*DATA LINES*:

* start *

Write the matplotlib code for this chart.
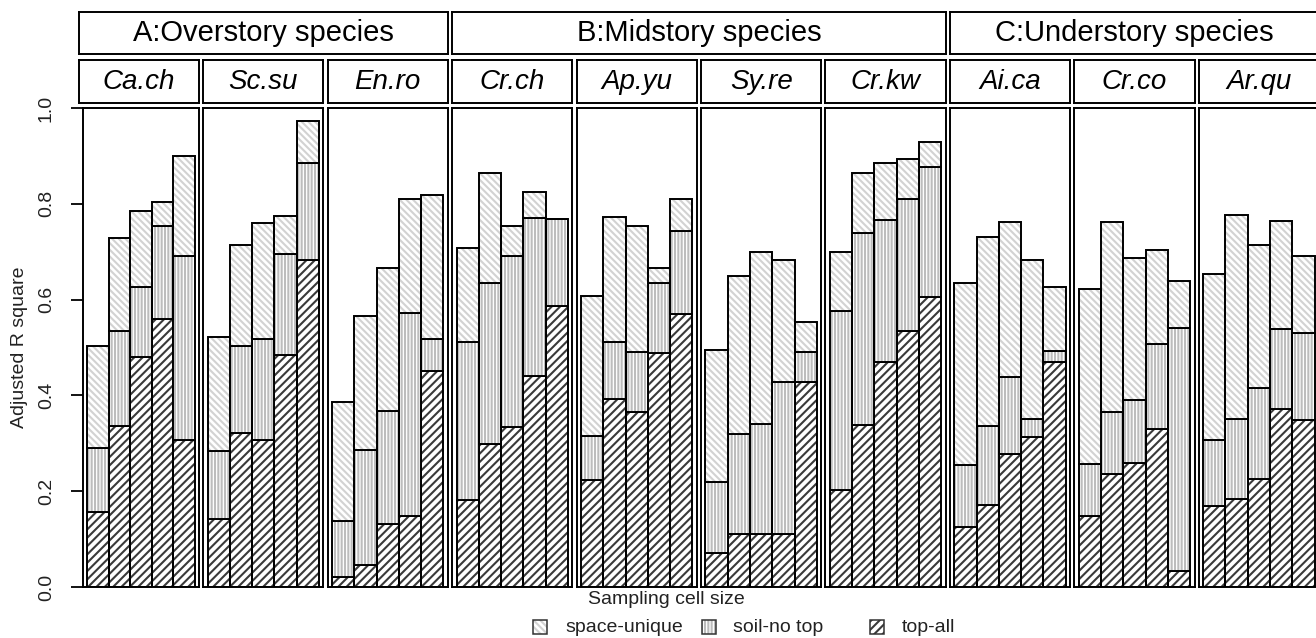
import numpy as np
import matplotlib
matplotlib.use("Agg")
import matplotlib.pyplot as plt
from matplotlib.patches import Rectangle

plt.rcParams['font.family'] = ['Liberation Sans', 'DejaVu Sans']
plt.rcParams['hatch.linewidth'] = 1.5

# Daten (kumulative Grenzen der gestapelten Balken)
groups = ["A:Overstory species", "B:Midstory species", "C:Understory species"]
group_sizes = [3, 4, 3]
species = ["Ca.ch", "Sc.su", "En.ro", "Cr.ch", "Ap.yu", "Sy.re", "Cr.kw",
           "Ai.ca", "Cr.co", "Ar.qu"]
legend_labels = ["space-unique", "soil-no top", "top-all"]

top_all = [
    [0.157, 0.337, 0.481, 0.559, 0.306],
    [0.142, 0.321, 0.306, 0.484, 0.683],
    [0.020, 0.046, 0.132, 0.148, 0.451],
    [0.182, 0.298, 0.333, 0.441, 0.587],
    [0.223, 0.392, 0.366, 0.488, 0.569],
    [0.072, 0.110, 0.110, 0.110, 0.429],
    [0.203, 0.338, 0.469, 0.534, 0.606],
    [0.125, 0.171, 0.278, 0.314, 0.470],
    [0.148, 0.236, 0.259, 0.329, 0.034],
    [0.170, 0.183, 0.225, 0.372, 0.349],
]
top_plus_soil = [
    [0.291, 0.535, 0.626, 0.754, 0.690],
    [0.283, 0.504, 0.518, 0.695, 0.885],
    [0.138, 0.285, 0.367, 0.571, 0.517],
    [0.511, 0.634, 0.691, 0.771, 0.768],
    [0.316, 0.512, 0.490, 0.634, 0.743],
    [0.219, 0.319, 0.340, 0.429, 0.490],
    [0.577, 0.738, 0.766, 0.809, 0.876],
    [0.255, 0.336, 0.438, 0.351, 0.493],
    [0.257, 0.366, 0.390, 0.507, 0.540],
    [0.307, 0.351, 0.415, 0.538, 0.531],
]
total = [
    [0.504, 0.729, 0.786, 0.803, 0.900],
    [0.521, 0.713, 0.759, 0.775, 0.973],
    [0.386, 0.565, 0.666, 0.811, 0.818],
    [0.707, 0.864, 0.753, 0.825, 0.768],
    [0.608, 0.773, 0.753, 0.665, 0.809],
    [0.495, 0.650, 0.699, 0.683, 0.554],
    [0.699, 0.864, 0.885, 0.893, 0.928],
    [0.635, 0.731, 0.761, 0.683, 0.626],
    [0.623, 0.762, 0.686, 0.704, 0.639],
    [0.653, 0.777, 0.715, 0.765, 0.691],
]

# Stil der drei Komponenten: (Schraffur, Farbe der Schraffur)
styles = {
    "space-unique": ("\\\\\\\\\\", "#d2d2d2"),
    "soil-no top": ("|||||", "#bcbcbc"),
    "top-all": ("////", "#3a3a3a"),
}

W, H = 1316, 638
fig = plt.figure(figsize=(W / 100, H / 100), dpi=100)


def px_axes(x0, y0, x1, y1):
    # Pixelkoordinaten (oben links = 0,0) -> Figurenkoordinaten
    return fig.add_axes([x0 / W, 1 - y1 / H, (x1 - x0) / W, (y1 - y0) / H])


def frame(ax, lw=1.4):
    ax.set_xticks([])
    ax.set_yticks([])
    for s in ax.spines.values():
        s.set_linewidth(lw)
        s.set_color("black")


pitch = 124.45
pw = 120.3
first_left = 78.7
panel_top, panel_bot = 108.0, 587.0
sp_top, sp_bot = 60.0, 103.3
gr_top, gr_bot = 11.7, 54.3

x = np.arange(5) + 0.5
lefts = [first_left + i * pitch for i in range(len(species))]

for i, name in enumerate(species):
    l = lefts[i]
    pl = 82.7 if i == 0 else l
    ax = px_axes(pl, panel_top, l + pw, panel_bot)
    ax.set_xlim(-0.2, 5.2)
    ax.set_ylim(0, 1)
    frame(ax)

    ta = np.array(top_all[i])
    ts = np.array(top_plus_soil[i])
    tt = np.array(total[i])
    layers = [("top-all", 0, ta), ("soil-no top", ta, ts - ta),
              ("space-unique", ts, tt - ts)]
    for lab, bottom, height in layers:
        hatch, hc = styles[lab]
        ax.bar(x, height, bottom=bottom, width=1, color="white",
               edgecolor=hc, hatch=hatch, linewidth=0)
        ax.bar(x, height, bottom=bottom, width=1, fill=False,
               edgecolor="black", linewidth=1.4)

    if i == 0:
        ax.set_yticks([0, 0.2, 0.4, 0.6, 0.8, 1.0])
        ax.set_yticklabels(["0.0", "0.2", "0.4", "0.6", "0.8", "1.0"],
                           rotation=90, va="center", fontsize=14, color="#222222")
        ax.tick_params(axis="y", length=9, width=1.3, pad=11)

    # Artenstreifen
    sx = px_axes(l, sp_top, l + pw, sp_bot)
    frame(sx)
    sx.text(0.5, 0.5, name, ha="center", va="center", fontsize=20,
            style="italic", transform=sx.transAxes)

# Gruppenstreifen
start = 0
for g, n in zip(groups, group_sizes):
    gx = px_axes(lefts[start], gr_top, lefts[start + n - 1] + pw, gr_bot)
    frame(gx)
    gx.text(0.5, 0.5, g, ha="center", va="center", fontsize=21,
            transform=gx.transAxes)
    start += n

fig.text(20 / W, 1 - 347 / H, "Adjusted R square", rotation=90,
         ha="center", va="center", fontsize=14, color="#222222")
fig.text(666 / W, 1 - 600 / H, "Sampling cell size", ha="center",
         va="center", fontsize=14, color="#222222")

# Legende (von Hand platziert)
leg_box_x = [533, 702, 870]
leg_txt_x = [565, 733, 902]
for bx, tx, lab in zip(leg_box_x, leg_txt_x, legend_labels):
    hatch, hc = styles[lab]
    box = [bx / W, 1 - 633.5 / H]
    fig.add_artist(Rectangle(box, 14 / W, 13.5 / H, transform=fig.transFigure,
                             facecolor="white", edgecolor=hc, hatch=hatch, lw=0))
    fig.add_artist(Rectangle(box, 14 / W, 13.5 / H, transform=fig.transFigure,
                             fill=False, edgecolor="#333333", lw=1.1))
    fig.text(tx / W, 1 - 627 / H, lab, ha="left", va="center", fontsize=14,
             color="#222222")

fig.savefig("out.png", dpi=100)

* end *

*EXERCISE BRIEF*:
Would you reproduce the lines above, from the very first through the line containing "plt.rcParams['hatch.linewidth'] = 1.5", exactly and without the pictures?

*FINISHED TASK*:
Write the matplotlib code for this chart.
import numpy as np
import matplotlib
matplotlib.use("Agg")
import matplotlib.pyplot as plt
from matplotlib.patches import Rectangle

plt.rcParams['font.family'] = ['Liberation Sans', 'DejaVu Sans']
plt.rcParams['hatch.linewidth'] = 1.5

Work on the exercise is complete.